Please write the listing below out again exactly, leaving every picture behind.

___ Supplied information ___

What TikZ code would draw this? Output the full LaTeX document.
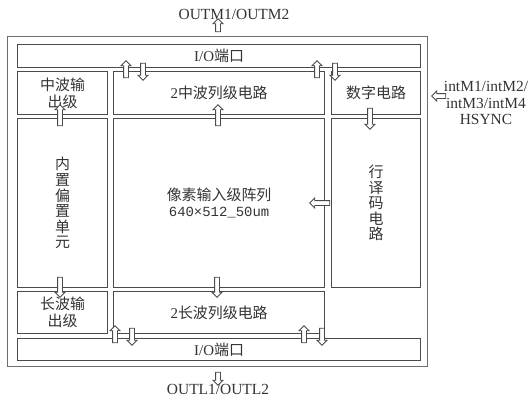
\documentclass[tikz,border=0pt]{standalone}
\usepackage{fontspec}
\setmainfont{Liberation Serif}
\newfontfamily\cjk{Noto Sans CJK SC}
\newfontfamily\monof{Liberation Mono}
\usetikzlibrary{shapes.arrows}
\definecolor{ln}{HTML}{4A4A4A}
\definecolor{lno}{HTML}{6E6E6E}
\definecolor{txt}{HTML}{333333}
\begin{document}
\begin{tikzpicture}[x=1bp,y=-1bp,
  box/.style={draw=ln, line width=1.2bp, anchor=north west, inner sep=0pt, align=center, text=txt,
    font={\cjk\fontsize{15}{17}\selectfont}},
  vbox/.style={box, font={\cjk\fontsize{15}{15.6}\selectfont}},
  lbl/.style={text=txt, align=center, inner sep=0pt, font={\fontsize{15.5}{17}\selectfont}},
  barr/.style={single arrow, draw=ln, fill=white, line width=0.9bp, inner xsep=0pt, inner ysep=2bp,
    single arrow head extend=2.5bp, minimum height=#1},
  aup/.style={rotate=90},
  adown/.style={rotate=-90},
  aleft/.style={rotate=180}]
\useasboundingbox (0,0) rectangle (530,403);
% outer frame
\node[draw=lno, line width=1bp, anchor=north west, inner sep=0pt, minimum width=420bp, minimum height=330bp] (outer) at (7,36) {};
% boxes
\node[box, minimum width=403bp, minimum height=23bp] (ioT) at (17,44) {\rmfamily I/O\cjk 端口};
\node[box, minimum width=90bp, minimum height=43bp] (mout) at (17,71) {中波输\\出级};
\node[box, minimum width=211bp, minimum height=43bp] (mcol) at (113,71) {{\rmfamily 2}中波列级电路};
\node[box, minimum width=89bp, minimum height=43bp] (digit) at (331,71) {数字电路};
\node[vbox, minimum width=90bp, minimum height=169bp] (bias) at (17,118) {内\\置\\偏\\置\\单\\元};
\node[box, minimum width=211bp, minimum height=169bp] (arr) at (113,118) {像素输入级阵列\\[-1pt]{\monof\fontsize{14}{15}\selectfont 640×512\_50um}};
\node[vbox, minimum width=89bp, minimum height=169bp] (dec) at (331,118) {行\\译\\码\\电\\路};
\node[box, minimum width=90bp, minimum height=42bp] (lout) at (17,291) {长波输\\出级};
\node[box, minimum width=211bp, minimum height=42bp] (lcol) at (113,291) {{\rmfamily 2}长波列级电路};
\node[box, minimum width=403bp, minimum height=22bp] (ioB) at (17,338) {\rmfamily I/O\cjk 端口};
% outside labels
\node[lbl] (outm) at (234,14) {OUTM1/OUTM2};
\node[lbl] (outl) at (218,389) {OUTL1/OUTL2};
\node[lbl, font={\fontsize{15.5}{17}\selectfont}] (intm) at (486,103) {intM1/intM2/\\intM3/intM4\\HSYNC};
% block arrows
\node[barr=13bp, aup] (aOM) at (218,26.5) {};
\node[barr=17bp, aup] (a1) at (126,70.5) {};
\node[barr=17bp, adown] (a2) at (143,70.5) {};
\node[barr=17bp, aup] (a3) at (317,70.5) {};
\node[barr=17bp, adown] (a4) at (335,70.5) {};
\node[barr=21bp, aup] (a5) at (60,116.5) {};
\node[barr=21bp, aup] (a6) at (218,116.5) {};
\node[barr=21bp, adown] (a7) at (370,117.5) {};
\node[barr=20bp, aleft] (a8) at (321,203) {};
\node[barr=20bp, adown] (a9) at (60,286) {};
\node[barr=20bp, adown] (a10) at (217,286) {};
\node[barr=17bp, aup] (a11) at (115,335.5) {};
\node[barr=17bp, adown] (a12) at (132,335.5) {};
\node[barr=17bp, aup] (a13) at (304,335.5) {};
\node[barr=17bp, adown] (a14) at (322,335.5) {};
\node[barr=13bp, adown] (a15) at (218,377.5) {};
\node[barr=14bp, aleft] (a16) at (440,96) {};
\end{tikzpicture}
\end{document}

___

Response to this exercise -
What TikZ code would draw this? Output the full LaTeX document.
\documentclass[tikz,border=0pt]{standalone}
\usepackage{fontspec}
\setmainfont{Liberation Serif}
\newfontfamily\cjk{Noto Sans CJK SC}
\newfontfamily\monof{Liberation Mono}
\usetikzlibrary{shapes.arrows}
\definecolor{ln}{HTML}{4A4A4A}
\definecolor{lno}{HTML}{6E6E6E}
\definecolor{txt}{HTML}{333333}
\begin{document}
\begin{tikzpicture}[x=1bp,y=-1bp,
  box/.style={draw=ln, line width=1.2bp, anchor=north west, inner sep=0pt, align=center, text=txt,
    font={\cjk\fontsize{15}{17}\selectfont}},
  vbox/.style={box, font={\cjk\fontsize{15}{15.6}\selectfont}},
  lbl/.style={text=txt, align=center, inner sep=0pt, font={\fontsize{15.5}{17}\selectfont}},
  barr/.style={single arrow, draw=ln, fill=white, line width=0.9bp, inner xsep=0pt, inner ysep=2bp,
    single arrow head extend=2.5bp, minimum height=#1},
  aup/.style={rotate=90},
  adown/.style={rotate=-90},
  aleft/.style={rotate=180}]
\useasboundingbox (0,0) rectangle (530,403);
% outer frame
\node[draw=lno, line width=1bp, anchor=north west, inner sep=0pt, minimum width=420bp, minimum height=330bp] (outer) at (7,36) {};
% boxes
\node[box, minimum width=403bp, minimum height=23bp] (ioT) at (17,44) {\rmfamily I/O\cjk 端口};
\node[box, minimum width=90bp, minimum height=43bp] (mout) at (17,71) {中波输\\出级};
\node[box, minimum width=211bp, minimum height=43bp] (mcol) at (113,71) {{\rmfamily 2}中波列级电路};
\node[box, minimum width=89bp, minimum height=43bp] (digit) at (331,71) {数字电路};
\node[vbox, minimum width=90bp, minimum height=169bp] (bias) at (17,118) {内\\置\\偏\\置\\单\\元};
\node[box, minimum width=211bp, minimum height=169bp] (arr) at (113,118) {像素输入级阵列\\[-1pt]{\monof\fontsize{14}{15}\selectfont 640×512\_50um}};
\node[vbox, minimum width=89bp, minimum height=169bp] (dec) at (331,118) {行\\译\\码\\电\\路};
\node[box, minimum width=90bp, minimum height=42bp] (lout) at (17,291) {长波输\\出级};
\node[box, minimum width=211bp, minimum height=42bp] (lcol) at (113,291) {{\rmfamily 2}长波列级电路};
\node[box, minimum width=403bp, minimum height=22bp] (ioB) at (17,338) {\rmfamily I/O\cjk 端口};
% outside labels
\node[lbl] (outm) at (234,14) {OUTM1/OUTM2};
\node[lbl] (outl) at (218,389) {OUTL1/OUTL2};
\node[lbl, font={\fontsize{15.5}{17}\selectfont}] (intm) at (486,103) {intM1/intM2/\\intM3/intM4\\HSYNC};
% block arrows
\node[barr=13bp, aup] (aOM) at (218,26.5) {};
\node[barr=17bp, aup] (a1) at (126,70.5) {};
\node[barr=17bp, adown] (a2) at (143,70.5) {};
\node[barr=17bp, aup] (a3) at (317,70.5) {};
\node[barr=17bp, adown] (a4) at (335,70.5) {};
\node[barr=21bp, aup] (a5) at (60,116.5) {};
\node[barr=21bp, aup] (a6) at (218,116.5) {};
\node[barr=21bp, adown] (a7) at (370,117.5) {};
\node[barr=20bp, aleft] (a8) at (321,203) {};
\node[barr=20bp, adown] (a9) at (60,286) {};
\node[barr=20bp, adown] (a10) at (217,286) {};
\node[barr=17bp, aup] (a11) at (115,335.5) {};
\node[barr=17bp, adown] (a12) at (132,335.5) {};
\node[barr=17bp, aup] (a13) at (304,335.5) {};
\node[barr=17bp, adown] (a14) at (322,335.5) {};
\node[barr=13bp, adown] (a15) at (218,377.5) {};
\node[barr=14bp, aleft] (a16) at (440,96) {};
\end{tikzpicture}
\end{document}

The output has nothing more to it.